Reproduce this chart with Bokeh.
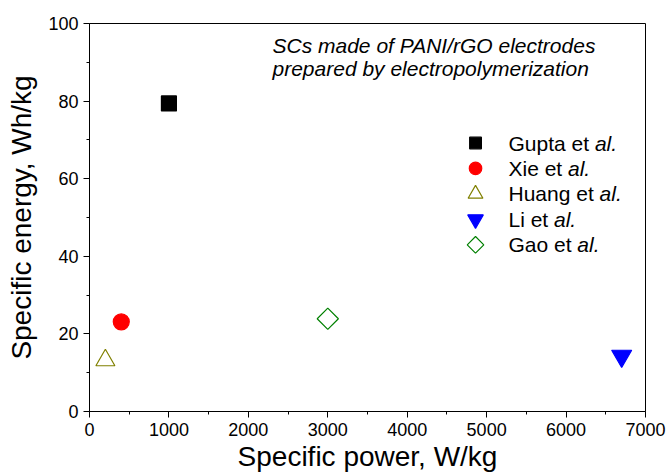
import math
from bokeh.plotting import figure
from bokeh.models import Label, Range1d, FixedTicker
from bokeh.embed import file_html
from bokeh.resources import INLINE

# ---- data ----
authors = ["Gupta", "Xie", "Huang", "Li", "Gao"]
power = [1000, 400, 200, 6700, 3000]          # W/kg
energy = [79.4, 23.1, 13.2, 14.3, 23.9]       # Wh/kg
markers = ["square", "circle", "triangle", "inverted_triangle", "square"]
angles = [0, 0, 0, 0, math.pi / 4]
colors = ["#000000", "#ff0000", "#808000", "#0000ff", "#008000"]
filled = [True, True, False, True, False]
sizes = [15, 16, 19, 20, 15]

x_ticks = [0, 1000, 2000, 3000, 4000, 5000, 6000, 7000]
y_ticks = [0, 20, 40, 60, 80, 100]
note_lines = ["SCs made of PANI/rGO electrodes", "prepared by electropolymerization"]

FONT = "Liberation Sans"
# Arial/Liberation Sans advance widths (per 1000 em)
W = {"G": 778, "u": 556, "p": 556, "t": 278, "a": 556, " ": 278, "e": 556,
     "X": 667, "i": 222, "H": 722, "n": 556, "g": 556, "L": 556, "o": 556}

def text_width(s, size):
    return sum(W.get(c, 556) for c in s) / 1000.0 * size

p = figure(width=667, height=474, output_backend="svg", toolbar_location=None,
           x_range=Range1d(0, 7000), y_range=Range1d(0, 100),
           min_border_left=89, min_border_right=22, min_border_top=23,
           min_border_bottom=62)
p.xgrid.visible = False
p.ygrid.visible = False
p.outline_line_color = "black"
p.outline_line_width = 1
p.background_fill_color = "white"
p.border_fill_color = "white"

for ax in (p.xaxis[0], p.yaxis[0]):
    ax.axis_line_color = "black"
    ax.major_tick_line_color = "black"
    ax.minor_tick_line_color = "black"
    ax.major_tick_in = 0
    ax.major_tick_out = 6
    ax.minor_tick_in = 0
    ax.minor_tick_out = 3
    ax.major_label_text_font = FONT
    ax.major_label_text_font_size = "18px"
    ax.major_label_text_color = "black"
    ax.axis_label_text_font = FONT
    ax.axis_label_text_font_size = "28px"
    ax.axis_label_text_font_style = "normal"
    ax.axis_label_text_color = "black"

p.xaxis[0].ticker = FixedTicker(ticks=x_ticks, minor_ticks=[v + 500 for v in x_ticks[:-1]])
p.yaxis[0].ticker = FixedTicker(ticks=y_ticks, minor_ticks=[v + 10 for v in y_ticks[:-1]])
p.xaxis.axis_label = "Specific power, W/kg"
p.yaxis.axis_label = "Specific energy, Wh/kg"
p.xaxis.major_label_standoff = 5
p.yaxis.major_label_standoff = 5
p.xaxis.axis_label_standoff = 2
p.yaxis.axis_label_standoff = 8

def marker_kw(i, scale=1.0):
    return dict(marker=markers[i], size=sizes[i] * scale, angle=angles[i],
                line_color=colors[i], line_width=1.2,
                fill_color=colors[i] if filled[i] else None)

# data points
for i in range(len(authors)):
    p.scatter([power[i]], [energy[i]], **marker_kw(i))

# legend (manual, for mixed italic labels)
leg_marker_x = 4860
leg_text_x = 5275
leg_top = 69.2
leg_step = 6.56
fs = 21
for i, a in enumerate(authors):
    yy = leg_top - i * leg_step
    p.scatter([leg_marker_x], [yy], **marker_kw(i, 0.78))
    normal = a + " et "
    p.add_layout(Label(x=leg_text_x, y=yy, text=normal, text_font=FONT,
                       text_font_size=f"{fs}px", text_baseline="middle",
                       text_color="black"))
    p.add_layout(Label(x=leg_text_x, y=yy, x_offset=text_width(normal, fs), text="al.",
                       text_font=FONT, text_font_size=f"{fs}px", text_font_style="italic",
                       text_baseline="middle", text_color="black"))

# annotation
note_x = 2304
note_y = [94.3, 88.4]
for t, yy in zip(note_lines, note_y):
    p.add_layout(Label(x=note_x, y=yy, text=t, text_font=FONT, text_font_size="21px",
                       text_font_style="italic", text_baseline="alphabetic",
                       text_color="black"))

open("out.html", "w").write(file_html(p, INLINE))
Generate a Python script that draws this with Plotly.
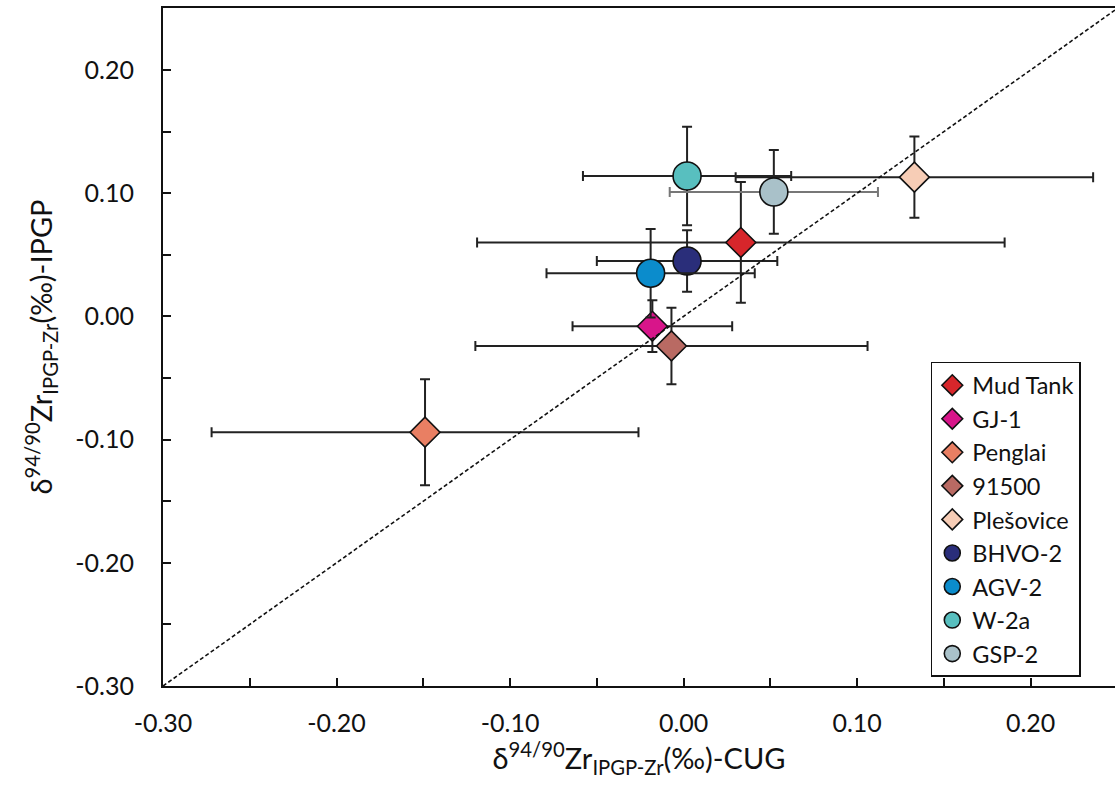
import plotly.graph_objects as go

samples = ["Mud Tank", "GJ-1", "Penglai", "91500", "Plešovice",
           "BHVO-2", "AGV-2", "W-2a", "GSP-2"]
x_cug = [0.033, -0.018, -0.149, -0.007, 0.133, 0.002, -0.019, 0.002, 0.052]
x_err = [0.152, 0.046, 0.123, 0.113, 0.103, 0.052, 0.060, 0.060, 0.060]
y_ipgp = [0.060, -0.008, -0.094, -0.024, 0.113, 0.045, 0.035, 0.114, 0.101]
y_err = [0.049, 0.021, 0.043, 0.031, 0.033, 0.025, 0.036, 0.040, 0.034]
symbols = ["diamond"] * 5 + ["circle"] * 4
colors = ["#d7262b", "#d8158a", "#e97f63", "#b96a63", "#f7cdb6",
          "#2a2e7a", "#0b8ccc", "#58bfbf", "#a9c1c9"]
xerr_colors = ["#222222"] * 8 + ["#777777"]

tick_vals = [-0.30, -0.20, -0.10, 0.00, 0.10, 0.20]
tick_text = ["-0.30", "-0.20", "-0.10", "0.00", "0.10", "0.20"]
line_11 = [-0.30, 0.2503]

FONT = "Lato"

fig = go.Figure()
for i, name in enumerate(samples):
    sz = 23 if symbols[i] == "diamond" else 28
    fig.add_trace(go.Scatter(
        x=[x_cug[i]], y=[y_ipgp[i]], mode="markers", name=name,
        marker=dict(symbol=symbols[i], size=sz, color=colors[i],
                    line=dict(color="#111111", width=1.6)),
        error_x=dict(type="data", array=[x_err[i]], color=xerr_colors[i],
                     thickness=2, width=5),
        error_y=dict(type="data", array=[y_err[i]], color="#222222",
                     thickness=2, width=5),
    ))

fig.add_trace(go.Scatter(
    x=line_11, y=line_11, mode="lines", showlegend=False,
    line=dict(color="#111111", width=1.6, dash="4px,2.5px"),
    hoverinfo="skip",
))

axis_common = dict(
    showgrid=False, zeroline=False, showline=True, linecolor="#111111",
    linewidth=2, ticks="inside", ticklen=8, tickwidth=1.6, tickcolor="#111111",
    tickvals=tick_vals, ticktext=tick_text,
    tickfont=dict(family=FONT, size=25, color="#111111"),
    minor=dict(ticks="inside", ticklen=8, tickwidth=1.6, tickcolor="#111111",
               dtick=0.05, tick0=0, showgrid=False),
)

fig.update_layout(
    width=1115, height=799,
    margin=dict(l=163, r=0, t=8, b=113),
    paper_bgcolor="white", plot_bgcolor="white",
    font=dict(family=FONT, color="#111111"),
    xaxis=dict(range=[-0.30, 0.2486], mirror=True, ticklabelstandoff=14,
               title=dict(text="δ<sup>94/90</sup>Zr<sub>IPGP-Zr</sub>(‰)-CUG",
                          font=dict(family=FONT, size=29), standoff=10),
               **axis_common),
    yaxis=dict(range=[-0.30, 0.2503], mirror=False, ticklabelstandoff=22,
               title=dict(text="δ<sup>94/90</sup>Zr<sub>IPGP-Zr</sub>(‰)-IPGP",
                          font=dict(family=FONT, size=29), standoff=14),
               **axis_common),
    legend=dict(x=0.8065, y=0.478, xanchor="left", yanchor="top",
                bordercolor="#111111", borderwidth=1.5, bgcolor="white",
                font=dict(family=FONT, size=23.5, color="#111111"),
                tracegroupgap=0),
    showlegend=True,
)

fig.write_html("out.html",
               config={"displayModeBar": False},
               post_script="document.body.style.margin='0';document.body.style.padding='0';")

Task: Your task is to return the lines above, from the first one up to and including the line containing "from bokeh.resources import INLINE", minus any pictures.

Written response:
Reproduce this chart with Bokeh.
import math
from bokeh.plotting import figure
from bokeh.models import Label, Range1d, FixedTicker
from bokeh.embed import file_html
from bokeh.resources import INLINE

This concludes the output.